Reflected in their comments, TCNJ students had excellent experiences at the DCHC conference:
“It was a privilege to be one of the only undergraduates at an international conference and to be provided an opportunity to present my research in the health communications field among graduate students and seasoned professionals from around the world.” – Amit Patel
“From the perspective of one of only a few undergraduates at the international DC Health Communication conference, a wide array of professional opportunities in public health became apparent. Many participants were impressed by our distinct, cohesive health communication findings using methods appropriate for graduate level research.” – Joanne Kim
“The D.C. Health Communications Conference was a weekend filled with learning and recognition. It was an honor to be one of the only undergraduates whose paper was accepted for presentation.” – Melissa Morgan
“This weekend was a wonderful opportunity to present research alongside graduate students and professionals in the field of health communication. The conference validated my course of study and my plans for working in public health in the future! “– Keelin Moran
“The D.C conference was one of the most rewarding experiences that I have ever been part of. It was great to make connections with health communications professionals and to learn more about their research. If I can take away one thing from the conference it would be to: work towards a topic you are so passionate about, set the bar high, and go after what you want. Get the research out there and educate those who are not informed about health issues occurring today. It is so important. Thanks to Dr.
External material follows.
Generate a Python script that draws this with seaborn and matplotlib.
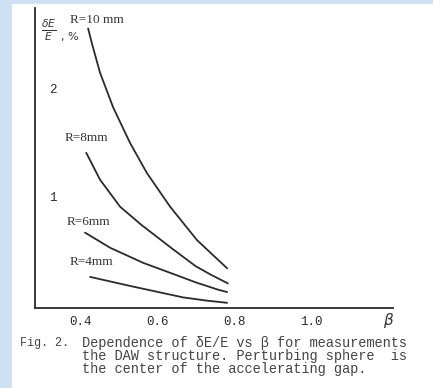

Pollock for an amazing experience!” — Brielle Richardella
Student papers like those presented at the 2017 DC Health Communication conference helped the TCNJ Dept. of Communication Studies win the 2013 “Rex Mix Program of Achievement Award” for best undergraduate communication studies department in the nation, presented by the National Communication Association, reinforcing the Dept. of Communication Studies’ reputation as a “national leader in student-faculty engagement”.